**JOB**.
Write out the entries below exactly, starting at the first line and stopping after the line that contains "ax.barh(ys, signatures, height=11, color=TEAL, left=0)"; skip all pictures.

**Figure scripts**.
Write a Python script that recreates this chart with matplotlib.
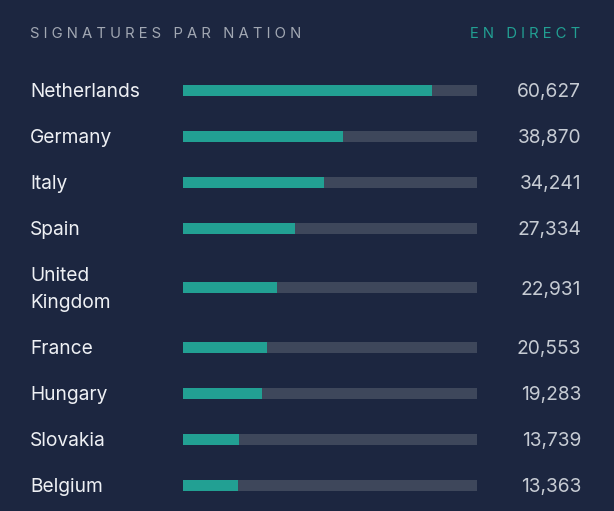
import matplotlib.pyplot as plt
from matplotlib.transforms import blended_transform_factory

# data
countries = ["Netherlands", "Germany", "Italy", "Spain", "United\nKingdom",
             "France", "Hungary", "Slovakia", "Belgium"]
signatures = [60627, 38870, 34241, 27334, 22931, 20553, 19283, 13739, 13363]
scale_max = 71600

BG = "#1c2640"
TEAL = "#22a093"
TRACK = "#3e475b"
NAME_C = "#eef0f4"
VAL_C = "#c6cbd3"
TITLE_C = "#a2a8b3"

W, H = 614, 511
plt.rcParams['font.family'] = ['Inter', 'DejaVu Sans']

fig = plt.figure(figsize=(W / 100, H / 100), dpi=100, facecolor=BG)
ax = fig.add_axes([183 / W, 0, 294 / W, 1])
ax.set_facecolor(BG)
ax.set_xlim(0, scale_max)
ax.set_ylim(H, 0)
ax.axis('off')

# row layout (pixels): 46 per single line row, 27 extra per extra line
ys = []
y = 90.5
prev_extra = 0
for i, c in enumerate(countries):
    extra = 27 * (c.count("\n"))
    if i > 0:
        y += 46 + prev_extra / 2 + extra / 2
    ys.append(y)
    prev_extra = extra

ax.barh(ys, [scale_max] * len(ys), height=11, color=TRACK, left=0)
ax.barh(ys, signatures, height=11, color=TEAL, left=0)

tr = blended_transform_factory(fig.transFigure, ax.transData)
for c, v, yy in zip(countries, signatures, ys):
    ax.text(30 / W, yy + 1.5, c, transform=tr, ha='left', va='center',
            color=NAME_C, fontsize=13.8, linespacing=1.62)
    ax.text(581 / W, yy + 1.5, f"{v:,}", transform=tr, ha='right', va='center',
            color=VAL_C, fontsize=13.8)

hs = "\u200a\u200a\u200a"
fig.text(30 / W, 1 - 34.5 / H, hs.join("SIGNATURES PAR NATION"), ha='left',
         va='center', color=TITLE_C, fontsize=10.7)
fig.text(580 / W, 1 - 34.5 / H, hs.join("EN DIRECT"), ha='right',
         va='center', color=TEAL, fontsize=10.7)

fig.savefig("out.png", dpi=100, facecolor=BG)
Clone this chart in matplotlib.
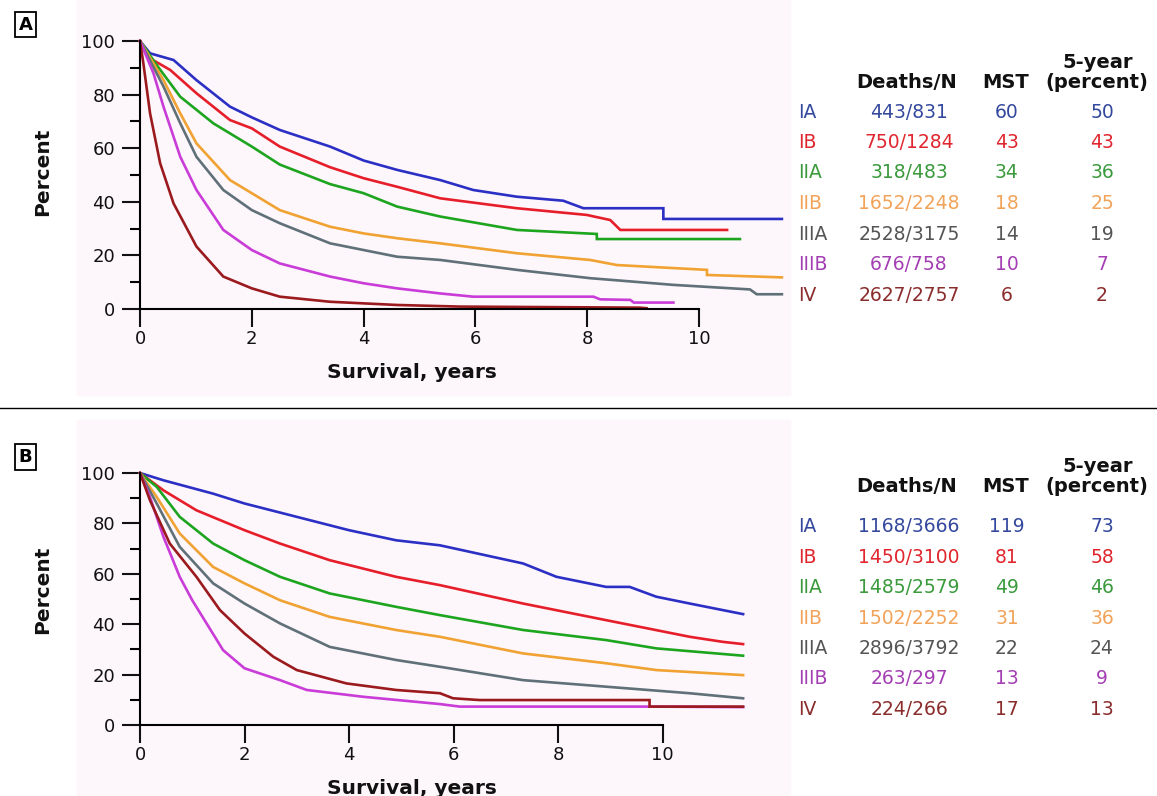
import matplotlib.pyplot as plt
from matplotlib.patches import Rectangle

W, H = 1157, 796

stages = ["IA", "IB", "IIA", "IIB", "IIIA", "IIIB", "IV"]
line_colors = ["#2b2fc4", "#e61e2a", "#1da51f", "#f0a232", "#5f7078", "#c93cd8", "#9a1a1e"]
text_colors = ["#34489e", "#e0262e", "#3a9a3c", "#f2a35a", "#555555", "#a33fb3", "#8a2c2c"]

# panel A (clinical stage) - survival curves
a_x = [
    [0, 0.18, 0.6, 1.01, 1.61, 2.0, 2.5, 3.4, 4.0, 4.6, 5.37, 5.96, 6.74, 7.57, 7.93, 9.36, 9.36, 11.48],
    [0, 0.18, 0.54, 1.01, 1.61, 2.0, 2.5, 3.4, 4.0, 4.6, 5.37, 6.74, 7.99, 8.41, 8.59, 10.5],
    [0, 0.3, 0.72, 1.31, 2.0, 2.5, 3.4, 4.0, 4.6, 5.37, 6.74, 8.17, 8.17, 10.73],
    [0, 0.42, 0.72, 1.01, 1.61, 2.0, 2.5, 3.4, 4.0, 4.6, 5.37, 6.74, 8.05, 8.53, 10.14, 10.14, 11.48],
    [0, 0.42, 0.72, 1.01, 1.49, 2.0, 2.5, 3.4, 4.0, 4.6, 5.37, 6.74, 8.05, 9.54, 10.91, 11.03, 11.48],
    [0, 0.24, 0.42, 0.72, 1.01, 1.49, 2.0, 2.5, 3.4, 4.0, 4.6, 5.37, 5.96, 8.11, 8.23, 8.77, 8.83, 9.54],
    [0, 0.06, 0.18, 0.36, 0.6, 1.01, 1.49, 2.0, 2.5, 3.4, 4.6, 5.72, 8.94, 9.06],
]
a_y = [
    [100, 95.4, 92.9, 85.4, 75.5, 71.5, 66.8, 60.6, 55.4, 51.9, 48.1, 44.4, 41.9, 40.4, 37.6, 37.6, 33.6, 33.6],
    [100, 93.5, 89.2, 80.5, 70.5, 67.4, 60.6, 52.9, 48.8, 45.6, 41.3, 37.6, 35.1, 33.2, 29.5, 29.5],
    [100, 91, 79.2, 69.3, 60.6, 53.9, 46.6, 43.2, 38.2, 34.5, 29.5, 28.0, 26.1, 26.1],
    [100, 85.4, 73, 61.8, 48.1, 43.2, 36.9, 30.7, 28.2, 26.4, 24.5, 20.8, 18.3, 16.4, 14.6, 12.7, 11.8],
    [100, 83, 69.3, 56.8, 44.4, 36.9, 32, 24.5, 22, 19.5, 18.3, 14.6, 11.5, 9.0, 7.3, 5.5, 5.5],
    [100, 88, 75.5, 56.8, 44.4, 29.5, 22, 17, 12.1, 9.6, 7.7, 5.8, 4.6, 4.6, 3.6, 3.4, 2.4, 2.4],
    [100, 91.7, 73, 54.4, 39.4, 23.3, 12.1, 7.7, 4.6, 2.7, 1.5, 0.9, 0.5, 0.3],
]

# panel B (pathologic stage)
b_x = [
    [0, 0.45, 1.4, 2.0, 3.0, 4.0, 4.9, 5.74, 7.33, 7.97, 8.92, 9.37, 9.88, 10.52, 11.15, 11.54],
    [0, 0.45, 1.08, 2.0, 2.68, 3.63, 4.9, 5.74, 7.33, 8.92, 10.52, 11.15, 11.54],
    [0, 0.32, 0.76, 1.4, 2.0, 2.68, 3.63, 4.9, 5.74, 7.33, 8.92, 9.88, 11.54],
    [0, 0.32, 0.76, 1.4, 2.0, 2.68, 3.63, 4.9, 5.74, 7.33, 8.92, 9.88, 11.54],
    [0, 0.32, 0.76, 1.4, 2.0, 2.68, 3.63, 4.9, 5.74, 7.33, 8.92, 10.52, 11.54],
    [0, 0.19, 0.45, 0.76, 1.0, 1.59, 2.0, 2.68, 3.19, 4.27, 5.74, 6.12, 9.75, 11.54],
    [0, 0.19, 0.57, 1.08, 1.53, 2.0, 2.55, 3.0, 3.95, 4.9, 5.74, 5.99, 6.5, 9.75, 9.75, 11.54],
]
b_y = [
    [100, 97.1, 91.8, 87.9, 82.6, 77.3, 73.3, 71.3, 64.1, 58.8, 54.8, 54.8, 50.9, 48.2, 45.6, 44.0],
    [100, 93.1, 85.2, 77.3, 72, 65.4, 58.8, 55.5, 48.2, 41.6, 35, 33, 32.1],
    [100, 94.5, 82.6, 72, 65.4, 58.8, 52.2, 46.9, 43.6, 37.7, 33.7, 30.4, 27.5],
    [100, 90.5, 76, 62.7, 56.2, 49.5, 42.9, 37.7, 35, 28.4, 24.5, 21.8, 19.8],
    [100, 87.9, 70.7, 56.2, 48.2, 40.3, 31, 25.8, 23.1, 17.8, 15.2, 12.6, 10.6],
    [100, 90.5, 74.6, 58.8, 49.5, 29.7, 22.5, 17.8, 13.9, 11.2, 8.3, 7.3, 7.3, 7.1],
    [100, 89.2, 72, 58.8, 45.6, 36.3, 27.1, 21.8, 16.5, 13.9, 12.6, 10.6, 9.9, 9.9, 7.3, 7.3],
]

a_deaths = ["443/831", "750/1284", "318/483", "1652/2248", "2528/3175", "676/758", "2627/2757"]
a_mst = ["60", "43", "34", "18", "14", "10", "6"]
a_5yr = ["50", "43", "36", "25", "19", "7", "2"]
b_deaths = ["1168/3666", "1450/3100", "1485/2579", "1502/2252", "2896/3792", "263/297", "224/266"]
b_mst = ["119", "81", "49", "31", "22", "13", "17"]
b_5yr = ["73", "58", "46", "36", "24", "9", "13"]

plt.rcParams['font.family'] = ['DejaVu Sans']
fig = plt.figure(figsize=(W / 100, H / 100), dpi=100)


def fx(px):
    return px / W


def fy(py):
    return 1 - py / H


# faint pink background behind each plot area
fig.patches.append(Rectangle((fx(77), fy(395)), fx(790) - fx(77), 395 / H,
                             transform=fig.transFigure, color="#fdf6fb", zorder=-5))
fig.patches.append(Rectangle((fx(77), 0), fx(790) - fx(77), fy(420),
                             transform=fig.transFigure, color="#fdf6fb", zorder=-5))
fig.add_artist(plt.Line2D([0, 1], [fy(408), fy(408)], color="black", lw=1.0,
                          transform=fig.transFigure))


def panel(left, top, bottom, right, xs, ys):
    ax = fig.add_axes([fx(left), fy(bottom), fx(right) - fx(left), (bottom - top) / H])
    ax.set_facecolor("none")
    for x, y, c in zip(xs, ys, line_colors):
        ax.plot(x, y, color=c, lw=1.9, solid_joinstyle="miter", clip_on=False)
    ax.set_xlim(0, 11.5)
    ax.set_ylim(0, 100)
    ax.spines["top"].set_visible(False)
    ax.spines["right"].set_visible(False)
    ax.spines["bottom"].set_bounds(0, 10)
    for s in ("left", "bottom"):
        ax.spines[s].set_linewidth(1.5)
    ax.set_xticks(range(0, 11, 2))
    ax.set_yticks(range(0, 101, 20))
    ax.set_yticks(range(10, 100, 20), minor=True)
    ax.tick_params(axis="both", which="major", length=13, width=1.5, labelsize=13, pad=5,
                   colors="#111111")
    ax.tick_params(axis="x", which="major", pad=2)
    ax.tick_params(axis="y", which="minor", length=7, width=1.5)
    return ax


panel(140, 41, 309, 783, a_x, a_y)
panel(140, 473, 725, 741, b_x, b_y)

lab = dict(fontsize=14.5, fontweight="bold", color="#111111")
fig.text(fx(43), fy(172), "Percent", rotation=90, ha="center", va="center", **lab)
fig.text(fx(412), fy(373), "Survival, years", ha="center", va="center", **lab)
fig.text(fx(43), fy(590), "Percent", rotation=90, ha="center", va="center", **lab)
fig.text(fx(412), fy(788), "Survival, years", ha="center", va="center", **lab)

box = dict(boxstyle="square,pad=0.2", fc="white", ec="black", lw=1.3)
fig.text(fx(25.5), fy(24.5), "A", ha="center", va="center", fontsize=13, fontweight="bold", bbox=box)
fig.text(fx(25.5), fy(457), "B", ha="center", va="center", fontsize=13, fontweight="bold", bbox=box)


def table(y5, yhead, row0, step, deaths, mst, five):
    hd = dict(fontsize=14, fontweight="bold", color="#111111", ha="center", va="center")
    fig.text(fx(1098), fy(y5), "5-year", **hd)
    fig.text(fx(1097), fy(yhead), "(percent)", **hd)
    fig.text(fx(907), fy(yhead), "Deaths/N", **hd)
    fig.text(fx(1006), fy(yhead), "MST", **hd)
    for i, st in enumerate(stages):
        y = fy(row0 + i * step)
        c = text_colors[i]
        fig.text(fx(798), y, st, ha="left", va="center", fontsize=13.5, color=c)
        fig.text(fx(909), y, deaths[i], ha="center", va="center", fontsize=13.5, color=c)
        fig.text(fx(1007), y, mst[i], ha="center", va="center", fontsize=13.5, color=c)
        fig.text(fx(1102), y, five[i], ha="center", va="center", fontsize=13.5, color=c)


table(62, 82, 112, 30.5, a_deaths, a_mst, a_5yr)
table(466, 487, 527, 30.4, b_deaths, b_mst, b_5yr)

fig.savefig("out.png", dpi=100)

**REPLY**.
Write a Python script that recreates this chart with matplotlib.
import matplotlib.pyplot as plt
from matplotlib.transforms import blended_transform_factory

# data
countries = ["Netherlands", "Germany", "Italy", "Spain", "United\nKingdom",
             "France", "Hungary", "Slovakia", "Belgium"]
signatures = [60627, 38870, 34241, 27334, 22931, 20553, 19283, 13739, 13363]
scale_max = 71600

BG = "#1c2640"
TEAL = "#22a093"
TRACK = "#3e475b"
NAME_C = "#eef0f4"
VAL_C = "#c6cbd3"
TITLE_C = "#a2a8b3"

W, H = 614, 511
plt.rcParams['font.family'] = ['Inter', 'DejaVu Sans']

fig = plt.figure(figsize=(W / 100, H / 100), dpi=100, facecolor=BG)
ax = fig.add_axes([183 / W, 0, 294 / W, 1])
ax.set_facecolor(BG)
ax.set_xlim(0, scale_max)
ax.set_ylim(H, 0)
ax.axis('off')

# row layout (pixels): 46 per single line row, 27 extra per extra line
ys = []
y = 90.5
prev_extra = 0
for i, c in enumerate(countries):
    extra = 27 * (c.count("\n"))
    if i > 0:
        y += 46 + prev_extra / 2 + extra / 2
    ys.append(y)
    prev_extra = extra

ax.barh(ys, [scale_max] * len(ys), height=11, color=TRACK, left=0)
ax.barh(ys, signatures, height=11, color=TEAL, left=0)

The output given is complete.